>>>>

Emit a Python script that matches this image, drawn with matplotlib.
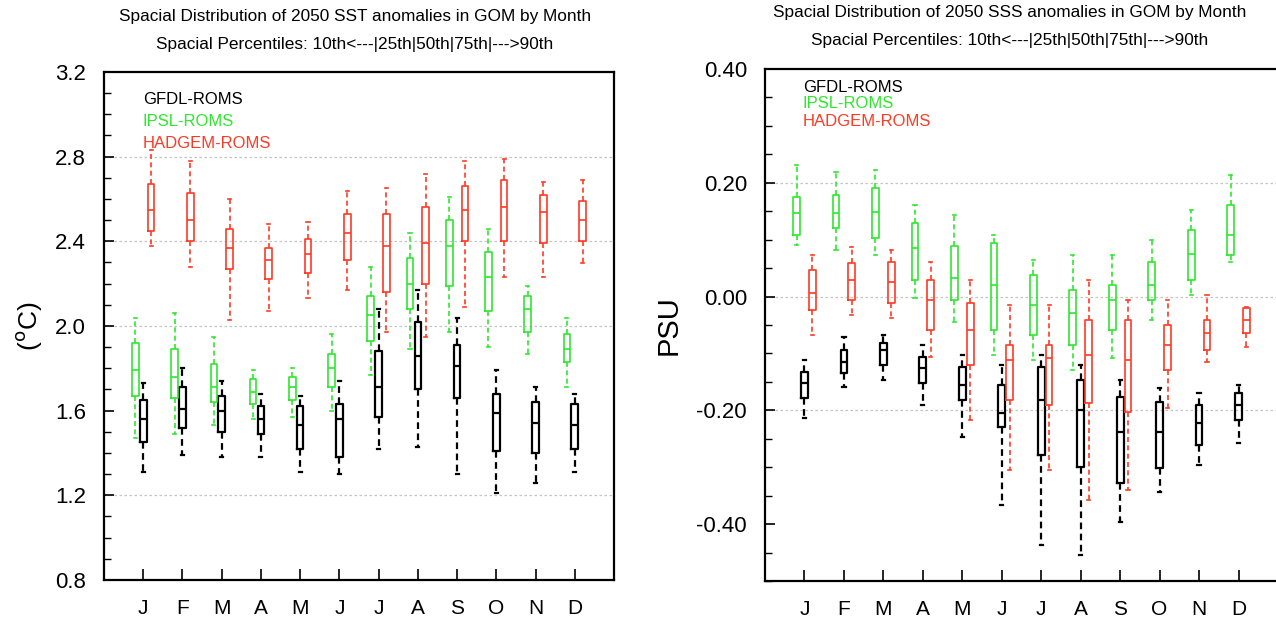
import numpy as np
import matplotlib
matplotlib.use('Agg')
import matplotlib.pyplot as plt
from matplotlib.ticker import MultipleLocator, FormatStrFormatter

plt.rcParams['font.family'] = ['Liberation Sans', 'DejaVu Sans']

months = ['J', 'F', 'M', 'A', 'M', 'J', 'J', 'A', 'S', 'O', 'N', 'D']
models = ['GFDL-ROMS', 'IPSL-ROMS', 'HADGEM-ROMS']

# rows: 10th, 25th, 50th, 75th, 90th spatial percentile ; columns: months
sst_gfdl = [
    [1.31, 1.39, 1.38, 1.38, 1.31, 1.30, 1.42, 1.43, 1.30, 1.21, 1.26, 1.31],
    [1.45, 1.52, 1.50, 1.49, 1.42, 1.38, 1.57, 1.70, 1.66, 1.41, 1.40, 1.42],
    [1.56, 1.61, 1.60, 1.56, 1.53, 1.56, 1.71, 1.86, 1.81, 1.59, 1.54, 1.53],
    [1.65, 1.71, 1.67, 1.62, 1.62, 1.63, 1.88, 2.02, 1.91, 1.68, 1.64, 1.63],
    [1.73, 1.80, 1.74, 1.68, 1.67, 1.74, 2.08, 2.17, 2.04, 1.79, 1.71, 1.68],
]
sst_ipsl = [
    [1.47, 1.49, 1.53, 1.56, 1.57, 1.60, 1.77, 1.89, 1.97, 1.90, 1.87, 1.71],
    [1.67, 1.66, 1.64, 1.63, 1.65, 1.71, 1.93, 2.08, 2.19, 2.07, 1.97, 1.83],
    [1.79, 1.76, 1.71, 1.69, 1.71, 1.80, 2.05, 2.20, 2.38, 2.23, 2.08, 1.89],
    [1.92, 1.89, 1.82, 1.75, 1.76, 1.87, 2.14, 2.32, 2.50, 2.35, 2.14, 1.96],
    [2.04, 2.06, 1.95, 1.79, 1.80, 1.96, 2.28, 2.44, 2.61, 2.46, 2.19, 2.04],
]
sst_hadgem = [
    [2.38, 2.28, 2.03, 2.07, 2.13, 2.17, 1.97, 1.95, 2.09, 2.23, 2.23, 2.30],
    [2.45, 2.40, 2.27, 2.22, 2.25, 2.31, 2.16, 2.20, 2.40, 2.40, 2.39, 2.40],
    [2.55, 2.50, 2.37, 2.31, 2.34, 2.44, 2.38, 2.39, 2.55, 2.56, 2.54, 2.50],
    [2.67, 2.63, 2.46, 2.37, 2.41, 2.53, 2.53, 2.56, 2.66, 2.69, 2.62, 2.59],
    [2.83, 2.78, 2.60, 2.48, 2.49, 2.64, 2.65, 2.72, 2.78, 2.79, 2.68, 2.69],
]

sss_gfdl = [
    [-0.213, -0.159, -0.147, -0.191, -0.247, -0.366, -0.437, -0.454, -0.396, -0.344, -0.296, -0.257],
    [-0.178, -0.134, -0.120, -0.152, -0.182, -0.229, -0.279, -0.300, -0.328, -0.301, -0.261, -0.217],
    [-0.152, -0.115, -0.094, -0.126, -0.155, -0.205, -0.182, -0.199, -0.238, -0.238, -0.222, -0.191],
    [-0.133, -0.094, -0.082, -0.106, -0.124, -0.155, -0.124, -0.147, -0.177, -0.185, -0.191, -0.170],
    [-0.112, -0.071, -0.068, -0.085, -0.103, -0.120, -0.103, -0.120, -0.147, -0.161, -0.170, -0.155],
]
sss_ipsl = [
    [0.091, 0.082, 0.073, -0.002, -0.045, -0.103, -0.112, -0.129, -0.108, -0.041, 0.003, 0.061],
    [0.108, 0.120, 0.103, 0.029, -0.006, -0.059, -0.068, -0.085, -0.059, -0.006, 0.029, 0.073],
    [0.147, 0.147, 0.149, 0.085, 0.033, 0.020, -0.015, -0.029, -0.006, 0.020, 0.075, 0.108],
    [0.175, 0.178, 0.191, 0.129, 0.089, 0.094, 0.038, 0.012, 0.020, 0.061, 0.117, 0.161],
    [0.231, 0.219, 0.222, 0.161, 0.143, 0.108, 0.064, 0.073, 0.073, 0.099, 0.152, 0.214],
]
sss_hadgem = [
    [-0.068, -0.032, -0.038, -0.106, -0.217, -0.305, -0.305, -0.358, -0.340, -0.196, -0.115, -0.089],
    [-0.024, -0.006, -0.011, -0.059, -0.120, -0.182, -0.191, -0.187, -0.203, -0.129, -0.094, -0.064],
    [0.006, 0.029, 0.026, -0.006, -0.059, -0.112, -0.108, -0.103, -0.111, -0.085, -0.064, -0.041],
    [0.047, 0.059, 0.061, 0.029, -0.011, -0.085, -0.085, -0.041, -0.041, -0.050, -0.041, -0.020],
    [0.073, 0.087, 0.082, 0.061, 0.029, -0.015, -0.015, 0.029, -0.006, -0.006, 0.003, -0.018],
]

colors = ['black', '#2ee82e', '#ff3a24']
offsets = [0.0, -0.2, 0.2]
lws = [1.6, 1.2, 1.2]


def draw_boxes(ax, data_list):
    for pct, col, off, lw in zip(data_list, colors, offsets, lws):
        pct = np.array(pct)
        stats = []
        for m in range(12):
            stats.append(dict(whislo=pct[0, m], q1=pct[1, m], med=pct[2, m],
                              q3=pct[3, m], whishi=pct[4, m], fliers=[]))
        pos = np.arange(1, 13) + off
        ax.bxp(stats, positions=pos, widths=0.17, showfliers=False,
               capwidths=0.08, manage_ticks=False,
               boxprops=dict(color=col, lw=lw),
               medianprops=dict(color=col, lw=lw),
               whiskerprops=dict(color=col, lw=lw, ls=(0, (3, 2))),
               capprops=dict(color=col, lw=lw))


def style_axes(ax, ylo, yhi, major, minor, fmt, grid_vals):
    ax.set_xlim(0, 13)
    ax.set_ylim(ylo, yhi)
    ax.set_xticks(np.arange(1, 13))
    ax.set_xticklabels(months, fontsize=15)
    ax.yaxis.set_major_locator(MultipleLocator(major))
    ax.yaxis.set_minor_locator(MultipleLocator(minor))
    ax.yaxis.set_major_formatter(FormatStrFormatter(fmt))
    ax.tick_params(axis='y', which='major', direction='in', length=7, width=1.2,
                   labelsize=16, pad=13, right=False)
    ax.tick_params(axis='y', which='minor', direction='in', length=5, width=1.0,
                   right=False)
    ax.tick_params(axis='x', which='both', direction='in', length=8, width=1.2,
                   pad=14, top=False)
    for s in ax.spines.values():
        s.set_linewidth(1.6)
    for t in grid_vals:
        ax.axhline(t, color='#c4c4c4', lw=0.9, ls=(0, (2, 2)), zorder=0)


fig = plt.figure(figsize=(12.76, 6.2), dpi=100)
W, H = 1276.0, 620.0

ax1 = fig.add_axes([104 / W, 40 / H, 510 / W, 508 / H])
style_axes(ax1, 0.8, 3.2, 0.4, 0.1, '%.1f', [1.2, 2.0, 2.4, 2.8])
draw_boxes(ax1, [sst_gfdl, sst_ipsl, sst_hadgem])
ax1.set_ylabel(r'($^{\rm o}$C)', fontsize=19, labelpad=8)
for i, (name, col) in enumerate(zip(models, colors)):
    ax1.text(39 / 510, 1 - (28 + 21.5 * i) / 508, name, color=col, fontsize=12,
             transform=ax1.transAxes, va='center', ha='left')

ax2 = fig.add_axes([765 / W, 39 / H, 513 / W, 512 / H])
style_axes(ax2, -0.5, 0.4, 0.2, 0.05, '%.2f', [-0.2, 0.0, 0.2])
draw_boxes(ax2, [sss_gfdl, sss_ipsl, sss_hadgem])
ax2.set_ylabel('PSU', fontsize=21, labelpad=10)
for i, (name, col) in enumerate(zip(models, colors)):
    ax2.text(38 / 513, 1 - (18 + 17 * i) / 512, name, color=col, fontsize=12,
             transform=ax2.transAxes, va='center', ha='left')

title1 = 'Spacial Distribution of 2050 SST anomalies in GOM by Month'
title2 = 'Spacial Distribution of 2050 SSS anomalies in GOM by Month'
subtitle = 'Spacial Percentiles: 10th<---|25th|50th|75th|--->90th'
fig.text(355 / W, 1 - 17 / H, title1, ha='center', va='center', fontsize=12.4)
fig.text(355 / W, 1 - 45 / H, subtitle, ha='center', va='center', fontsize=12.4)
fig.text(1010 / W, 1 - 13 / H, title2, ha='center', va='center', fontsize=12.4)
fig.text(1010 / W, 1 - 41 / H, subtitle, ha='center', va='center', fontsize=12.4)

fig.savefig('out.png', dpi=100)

<<<<

:: INSTRUCTIONS TO FOLLOW ::
Return only the lines from the start of the data through the line that contains "models = ['GFDL-ROMS', 'IPSL-ROMS', 'HADGEM-ROMS']", please, copying them exactly and omitting all pictures.

:: SOLVED PROBLEM ::
Emit a Python script that matches this image, drawn with matplotlib.
import numpy as np
import matplotlib
matplotlib.use('Agg')
import matplotlib.pyplot as plt
from matplotlib.ticker import MultipleLocator, FormatStrFormatter

plt.rcParams['font.family'] = ['Liberation Sans', 'DejaVu Sans']

months = ['J', 'F', 'M', 'A', 'M', 'J', 'J', 'A', 'S', 'O', 'N', 'D']
models = ['GFDL-ROMS', 'IPSL-ROMS', 'HADGEM-ROMS']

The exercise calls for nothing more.